Personally, I'm not disturbed by homosexuality, so that doesn't really apply to me; I am though rather disturbed by scat videos. I remember when I was younger I once read a caprophilic story and I couldn't get it out of my head for months.

Would that then qualify as a good political argument? Should I reprint that story to "prove" that caprophilia should be made illegal? How about videos? I can promise you that there are a lot of other people out there who find this stuff just as disturbing as me.

In many cases probably even more disturbing than the seal hunt video! After all, we're all desensitized to violence to some degree or another.

So if your video can be considered a cogent political argument, so must the shit porn video. And if the contention of your argument is that the seal hunt should be banned -- which I assume it is -- then likewise, shouldn't we ban sexual activities involving shit ...or anything else which "disturbs" us?

You see, that's the problem with glorifying subjectivity. Yes, we all have our own subjective experience of life, but we can't construct a society out of personal biases.

Human beings are still rational beings capable of engaging in rational discussion and that means putting that which can be logically and empirically demonstrated ahead of that which emotionally "touches" us.

chimx
26th January 2007, 23:18
I'll tackle some of your points, but in reverse order.


So if your video can be considered a cogent political argument, so must the shit porn video.
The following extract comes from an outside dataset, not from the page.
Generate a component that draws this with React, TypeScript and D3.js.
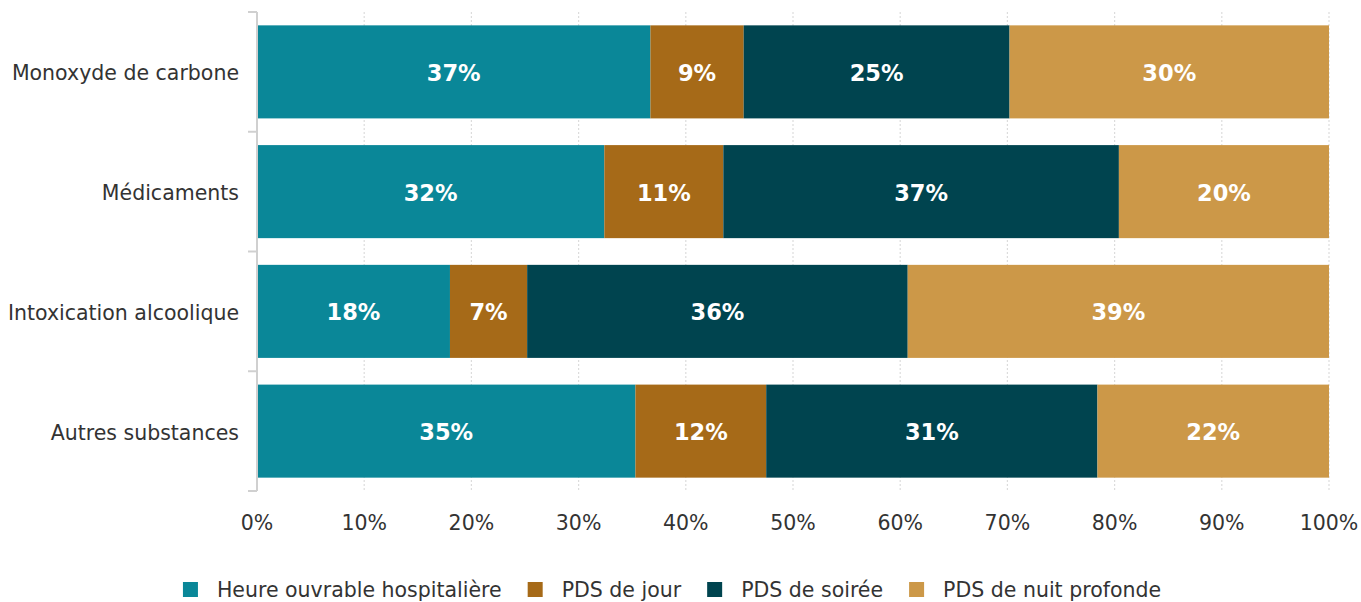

And if the contention of your argument is that the seal hunt should be banned -- which I assume it is -- then likewise, shouldn't we ban sexual activities involving shit ...or anything else which "disturbs" us?

Not quite. The point I was planning on making following people viewing the video, is the intersubjective nature of morally founded laws and how ultimately it has led to a hyopcritical legal system which is ultimately species specific. Seeing a fisherman club a seal to death with a bat is considered acceptable, but seeing a boy beating his a domesticated cat to death is considered animal abuse and warrants a severe fine. But that is neither here nor there, at least not anymore.


"Truth" has nothing to do with it. I find a lot of things "disturbing", that doesn't mean that they are nescessarily "wrong" nor that they should be stopped.

That's the problem with relying on emotional reactions as a basis for social policy. It elevates subjective reactions to a position of social authority.
When I say "truth", I mean it in the subjective sense. Emotional responses, in the end, speak towards an inherent truth within the individual. To use your example, it pains me to see photographs of starving children. From this fact I derive that I am opposed to starving children, even though there are none where I live.

crap, the library is closing. don't response, i'll get back to this later.

Comrade Marcel
27th January 2007, 00:44
chimx, seal hunting is just another capitalist industry. Everyone here is an anti-capitalist.

So unless you are against all seal hunting, period, we have no disagreement.

If you are for banning seal hunting in Kanada, well I have news for you. Aboriginals might feel differently and I support their right to uphold their culture and hunt, club, eat, sell the fur of, etc. etc. as many seals as they want. Telling them not to is white cultural chauvinism and imeprialism.